Step 3: Find the sum of these squared differences.

Sum = 42,436 + 5,776 + 50,176 + 1,296 + 8,836 = 108,520

Step 4: Divide by the appropriate denominator.

For population variance: 108,520 / 5 = 21,704
For sample variance: 108,520 / 4 = 27,130

The calculation in our example yields a variance of 21,704 (assuming we're working with population data).

Understanding Standard Deviation

While variance is mathematically useful, it has a practical limitation: it's expressed in squared units, which makes it difficult to interpret in the context of the original data. This is where standard deviation comes in.
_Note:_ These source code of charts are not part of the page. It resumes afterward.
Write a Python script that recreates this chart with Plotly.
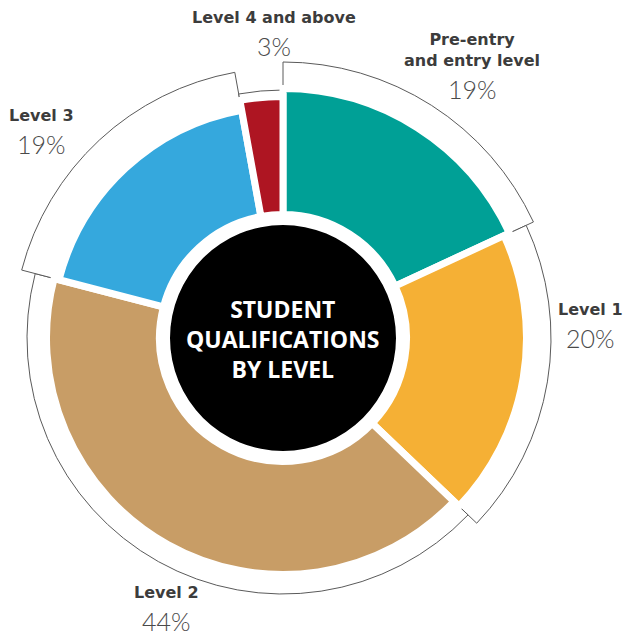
import numpy as np
import plotly.graph_objects as go

# --- data -------------------------------------------------------------
levels = ["Pre-entry and entry level", "Level 1", "Level 2", "Level 3", "Level 4 and above"]
label_text = ["Pre-entry<br>and entry level", "Level 1", "Level 2", "Level 3", "Level 4 and above"]
percent = [19, 20, 44, 19, 3]

# --- styling ----------------------------------------------------------
colors = ["#00A096", "#F5B035", "#C89D66", "#35A8DD", "#AE1522"]
band_outer = [246, 240, 233, 228, 238]     # outer edge of each coloured band (px)
frame_outer = [276, 268, 256, 270, 248]     # outer edge of each white outlined frame (px)
band_inner = 127                             # inner edge of the coloured ring (px)
disc_radius = 113                            # black centre disc (px)
gap = 7                                      # white gap between bands (px)

W, H = 625, 636
CX, CY = 283, 338      # wheel centre (px)
P = 280                # polar radius (px); radial axis runs 0..P so 1 unit == 1 px

# angular layout: clockwise from 12 o'clock, shares of the total
vals = np.array(percent, dtype=float)
span = vals / vals.sum() * 360.0
mid = np.cumsum(span) - span / 2.0

fig = go.Figure()

# white outlined frames behind the bands
frame_base = 150
fig.add_trace(go.Barpolar(
    theta=mid, width=span,
    base=[frame_base] * len(levels),
    r=[f - frame_base for f in frame_outer],
    marker=dict(color="white", line=dict(color="#5a5a5a", width=1)),
    hoverinfo="skip", showlegend=False,
))

# coloured bands; the white outline opens the gaps between them
half = gap / 2.0
fig.add_trace(go.Barpolar(
    theta=mid, width=span,
    base=[band_inner - half] * len(levels),
    r=[o + half - (band_inner - half) for o in band_outer],
    marker=dict(color=colors, line=dict(color="white", width=gap)),
    customdata=percent, text=levels,
    hovertemplate="%{text}: %{customdata}%<extra></extra>",
    showlegend=False,
))

# black centre disc
fig.add_trace(go.Barpolar(
    theta=[0], width=[360], base=[0], r=[disc_radius],
    marker=dict(color="black", line=dict(width=0)),
    hoverinfo="skip", showlegend=False,
))

fig.update_layout(
    width=W, height=H,
    margin=dict(l=0, r=0, t=0, b=0),
    paper_bgcolor="white",
    polar=dict(
        domain=dict(x=[(CX - P) / W, (CX + P) / W], y=[1 - (CY + P) / H, 1 - (CY - P) / H]),
        bgcolor="rgba(0,0,0,0)",
        radialaxis=dict(range=[0, P], visible=False),
        angularaxis=dict(rotation=90, direction="clockwise", visible=False),
        barmode="overlay",
    ),
)

# centre title
fig.add_annotation(
    x=CX / W, y=1 - (CY + 1) / H, xref="paper", yref="paper",
    text="STUDENT<br>QUALIFICATIONS<br>BY LEVEL", showarrow=False,
    font=dict(family="Open Sans", size=23, color="white", weight=700),
    align="center", xanchor="center", yanchor="middle",
)

# outside labels: bold name above, light percentage below, split at y (px)
label_x = [472, 590, 166, 41, 274]
label_split = [72, 321, 604, 127, 29]
for name, pc, lx, ly in zip(label_text, percent, label_x, label_split):
    fig.add_annotation(
        x=lx / W, y=1 - (ly - 1) / H, xref="paper", yref="paper", text=name,
        showarrow=False, xanchor="center", yanchor="bottom", align="center",
        borderpad=0,
        font=dict(family="DejaVu Sans", size=16, color="#3c3c3c", weight=700),
    )
    fig.add_annotation(
        x=lx / W, y=1 - (ly + 1) / H, xref="paper", yref="paper", text=f"{pc}%",
        showarrow=False, xanchor="center", yanchor="top", borderpad=0,
        font=dict(family="Lato", size=25, color="#4a4a4a", weight=300),
    )

fig.write_html("out.html")
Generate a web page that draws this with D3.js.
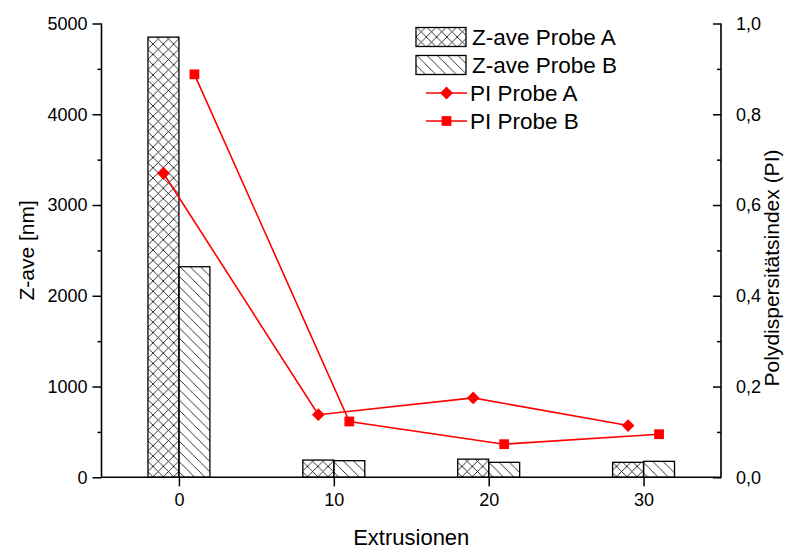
<!DOCTYPE html>
<html>
<head>
<meta charset="utf-8">
<script src="https://cdn.jsdelivr.net/npm/d3@7"></script>
<style>
  body{margin:0;background:#fff;}
  text{font-family:Arial,"Liberation Sans",sans-serif;fill:#000;}
</style>
</head>
<body>
<div id="plot"></div>
<script>
// data
var extrusions = [0, 10, 20, 30];
var zaveA = [4850, 190, 200, 165];
var zaveB = [2320, 183, 165, 176];
var piA = [0.670, 0.138, 0.175, 0.114];
var piB = [0.888, 0.123, 0.073, 0.095];
var piOffset = 1;                       // PI points sit 1 unit left (A) / right (B) of the tick
var zTicks = [0, 1000, 2000, 3000, 4000, 5000];
var piTicks = [0, 0.2, 0.4, 0.6, 0.8, 1.0];
var xTicks = [0, 10, 20, 30];

var W = 788, H = 549;
var margin = {t: 23.5, r: 67, b: 71.7, l: 101.5};
var width = W - margin.l - margin.r,
    height = H - margin.t - margin.b;

var svg = d3.select('#plot').append('svg')
    .attr('width', W)
    .attr('height', H);

var defs = svg.append('defs');
// crosshatch for probe A
defs.append('pattern')
    .attr('id', 'hatchA')
    .attr('patternUnits', 'userSpaceOnUse')
    .attr('width', 10.3).attr('height', 10.3)
    .append('path')
    .attr('d', 'M-1,-1L11.3,11.3M11.3,-1L-1,11.3')
    .attr('stroke', '#000').attr('stroke-width', 0.8).attr('fill', 'none');
// back-slash lines for probe B
defs.append('pattern')
    .attr('id', 'hatchB')
    .attr('patternUnits', 'userSpaceOnUse')
    .attr('width', 10.3).attr('height', 10.3)
    .append('path')
    .attr('d', 'M-1,-1L11.3,11.3M-6.15,4.15L6.15,16.45M4.15,-6.15L16.45,6.15')
    .attr('stroke', '#000').attr('stroke-width', 0.8).attr('fill', 'none');

var g = svg.append('g')
    .attr('transform', 'translate(' + margin.l + ',' + margin.t + ')');

var x = d3.scaleLinear().domain([-5, 35]).range([0, width]);
var y = d3.scaleLinear().domain([0, 5000]).range([height, 0]);
var y2 = d3.scaleLinear().domain([0, 1]).range([height, 0]);

var barHalf = 2; // bar width in x units

// bars
var bars = extrusions.map(function(e, i){ return {x: e, a: zaveA[i], b: zaveB[i]}; });
g.selectAll('.barA').data(bars).enter().append('rect')
    .attr('class', 'barA')
    .attr('x', function(d){ return x(d.x - barHalf); })
    .attr('y', function(d){ return y(d.a); })
    .attr('width', function(d){ return x(d.x) - x(d.x - barHalf); })
    .attr('height', function(d){ return height - y(d.a); })
    .attr('fill', 'url(#hatchA)')
    .attr('stroke', '#000').attr('stroke-width', 1.3);
g.selectAll('.barB').data(bars).enter().append('rect')
    .attr('class', 'barB')
    .attr('x', function(d){ return x(d.x); })
    .attr('y', function(d){ return y(d.b); })
    .attr('width', function(d){ return x(d.x + barHalf) - x(d.x); })
    .attr('height', function(d){ return height - y(d.b); })
    .attr('fill', 'url(#hatchB)')
    .attr('stroke', '#000').attr('stroke-width', 1.3);

// axes
var fmtComma = function(d){ return d3.format('.1f')(d).replace('.', ','); };

var xAxis = d3.axisBottom(x).tickValues(xTicks).tickSize(9).tickPadding(7);
var yAxis = d3.axisLeft(y).tickValues(zTicks).tickSize(9).tickPadding(5).tickFormat(d3.format('d'));
var yMinor = d3.axisLeft(y).tickValues(d3.range(500, 5000, 1000)).tickSize(4).tickFormat('');
var y2Axis = d3.axisRight(y2).tickValues(piTicks).tickSize(-8).tickPadding(15).tickFormat(fmtComma);
var y2Minor = d3.axisRight(y2).tickValues(d3.range(0.1, 1, 0.2)).tickSize(-4).tickFormat('');

function styleAxis(sel, fs){
    sel.select('.domain').remove();
    sel.selectAll('line').attr('stroke', '#000').attr('stroke-width', 1.5);
    sel.selectAll('text').style('font-size', fs + 'px');
}

g.append('g').attr('class', 'xAxis')
    .attr('transform', 'translate(0,' + height + ')')
    .call(xAxis).call(styleAxis, 18);
g.append('g').attr('class', 'yAxis').call(yAxis).call(styleAxis, 18);
g.append('g').attr('class', 'yMinor').call(yMinor).call(styleAxis, 18);
g.append('g').attr('class', 'y2Axis')
    .attr('transform', 'translate(' + width + ',0)')
    .call(y2Axis).call(styleAxis, 18);
g.append('g').attr('class', 'y2Minor')
    .attr('transform', 'translate(' + width + ',0)')
    .call(y2Minor).call(styleAxis, 18);

// frame lines (left, bottom, right)
g.append('path')
    .attr('d', 'M0,' + y(5000) + 'V' + height + 'H' + width + 'V' + y2(1))
    .attr('fill', 'none').attr('stroke', '#000').attr('stroke-width', 1.6);

// PI lines
var line = d3.line()
    .x(function(d){ return x(d.x); })
    .y(function(d){ return y2(d.v); });

var ptsA = extrusions.map(function(e, i){ return {x: e - piOffset, v: piA[i]}; });
var ptsB = extrusions.map(function(e, i){ return {x: e + piOffset, v: piB[i]}; });

g.append('path').datum(ptsA).attr('d', line)
    .attr('fill', 'none').attr('stroke', '#ff0000').attr('stroke-width', 1.6);
g.append('path').datum(ptsB).attr('d', line)
    .attr('fill', 'none').attr('stroke', '#ff0000').attr('stroke-width', 1.6);

var diamond = d3.symbol().type(d3.symbolSquare).size(82);
g.selectAll('.mA').data(ptsA).enter().append('path')
    .attr('class', 'mA')
    .attr('d', diamond)
    .attr('transform', function(d){ return 'translate(' + x(d.x) + ',' + y2(d.v) + ') rotate(45)'; })
    .attr('fill', '#ff0000');
var square = d3.symbol().type(d3.symbolSquare).size(95);
g.selectAll('.mB').data(ptsB).enter().append('path')
    .attr('class', 'mB')
    .attr('d', square)
    .attr('transform', function(d){ return 'translate(' + x(d.x) + ',' + y2(d.v) + ')'; })
    .attr('fill', '#ff0000');

// axis titles
svg.append('text')
    .attr('transform', 'translate(27,' + (margin.t + height / 2) + ') rotate(-90)')
    .attr('text-anchor', 'middle')
    .attr('dy', '0.35em')
    .style('font-size', '21px')
    .text('Z-ave [nm]');
svg.append('text')
    .attr('transform', 'translate(772,' + 268 + ') rotate(-90)')
    .attr('text-anchor', 'middle')
    .attr('dy', '0.35em')
    .style('font-size', '21px')
    .text('Polydispersitätsindex (PI)');
svg.append('text')
    .attr('x', margin.l + width / 2)
    .attr('y', 545)
    .attr('text-anchor', 'middle')
    .style('font-size', '22px')
    .text('Extrusionen');

// legend
var legend = svg.append('g').attr('transform', 'translate(416,37)');
var legendItems = ['Z-ave Probe A', 'Z-ave Probe B', 'PI Probe A', 'PI Probe B'];
legendItems.forEach(function(name, i){
    var row = legend.append('g').attr('transform', 'translate(0,' + (i * 28) + ')');
    if (i < 2) {
        row.append('rect')
            .attr('x', 0).attr('y', -9.5).attr('width', 50).attr('height', 19)
            .attr('fill', i == 0 ? 'url(#hatchA)' : 'url(#hatchB)')
            .attr('stroke', '#000').attr('stroke-width', 1.3);
    } else {
        row.append('line')
            .attr('x1', 10).attr('x2', 51).attr('y1', 0).attr('y2', 0)
            .attr('stroke', '#ff0000').attr('stroke-width', 1.6);
        row.append('path')
            .attr('d', i == 2 ? diamond : square)
            .attr('transform', 'translate(30.5,0)' + (i == 2 ? ' rotate(45)' : ''))
            .attr('fill', '#ff0000');
    }
    row.append('text')
        .attr('x', i < 2 ? 56 : 54)
        .attr('dy', '0.35em')
        .style('font-size', '22.5px')
        .text(name);
});
</script>
</body>
</html>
Standard deviation (σ for population, s for sample) is simply the square root of variance. It brings the measure of dispersion back to the original units of the data, making it more intuitive to understand.

Standard Deviation Formulas

Population Standard Deviation: σ = √σ²

Sample Standard Deviation: s = √s²

Continuing with our example:

Standard Deviation = √21,704 ≈ 147.32

This means that, on average, the data points deviate from the mean by about 147.32 units. The standard deviation gives us a sense of the "typical" distance between any data point and the mean.

Interpreting Variance and Standard Deviation

When interpreting these measures:

Small Values

Indicate that data points are clustered closely around the mean.

Large Values

Suggest greater dispersion or variability in the dataset.

For normally distributed data, the standard deviation has additional interpretative power:

68%

of data falls within
±1 standard deviation

95%

of data falls within
±2 standard deviations

99.7%

of data falls within
±3 standard deviations

This property is known as the empirical rule or the 68-95-99.7 rule.

Why These Measures Matter

Variance and standard deviation are essential in numerous fields:

Finance

Measuring investment risk and volatility

Manufacturing

Quality control and tolerance analysis

Research

Assessing the reliability of experimental results

Machine Learning

Feature scaling and normalization

Beyond their practical applications, these measures help us develop a more nuanced understanding of our data. While measures of central tendency tell us where the middle of our data lies, measures of dispersion reveal how tightly or loosely the data clusters around that center.

Review Questions

  1. What is the main difference between variance and standard deviation?

    View Answer

    Variance is expressed in squared units (making it difficult to interpret), while standard deviation is the square root of variance and is expressed in the same units as the original data.

  2. Why do we divide by (n-1) rather than n when calculating sample variance?

    View Answer

    We use (n-1) instead of n when calculating sample variance to correct the bias in the estimation of population variance. This adjustment is known as Bessel's correction.

  3. Given the dataset [10, 20, 30, 40, 50], calculate the variance and standard deviation.

    View Answer

    Mean = (10 + 20 + 30 + 40 + 50)/5 = 30
    Variance = [(10-30)² + (20-30)² + (30-30)² + (40-30)² + (50-30)²]/5
    = [400 + 100 + 0 + 100 + 400]/5 = 1000/5 = 200
    Standard Deviation = √200 ≈ 14.14

  4. According to the empirical rule, what percentage of data in a normal distribution falls within one standard deviation of the mean?

    View Answer

    Approximately 68% of data falls within one standard deviation of the mean in a normal distribution.

  5. If a dataset has a standard deviation of zero, what does this tell us about the data?

    View Answer

    A standard deviation of zero indicates that all values in the dataset are identical (there is no variation or dispersion).

Conclusion

Variance and standard deviation are powerful statistical tools that quantify the spread of data around its mean. Together with measures of central tendency, they provide a more complete picture of any dataset's characteristics and distribution.

As we continue our exploration of statistical concepts, remember that understanding data variability is crucial for making informed decisions and drawing meaningful conclusions from data analysis.

In our next discussion, we'll explore other measures of dispersion and when to use each one depending on your specific analytical needs.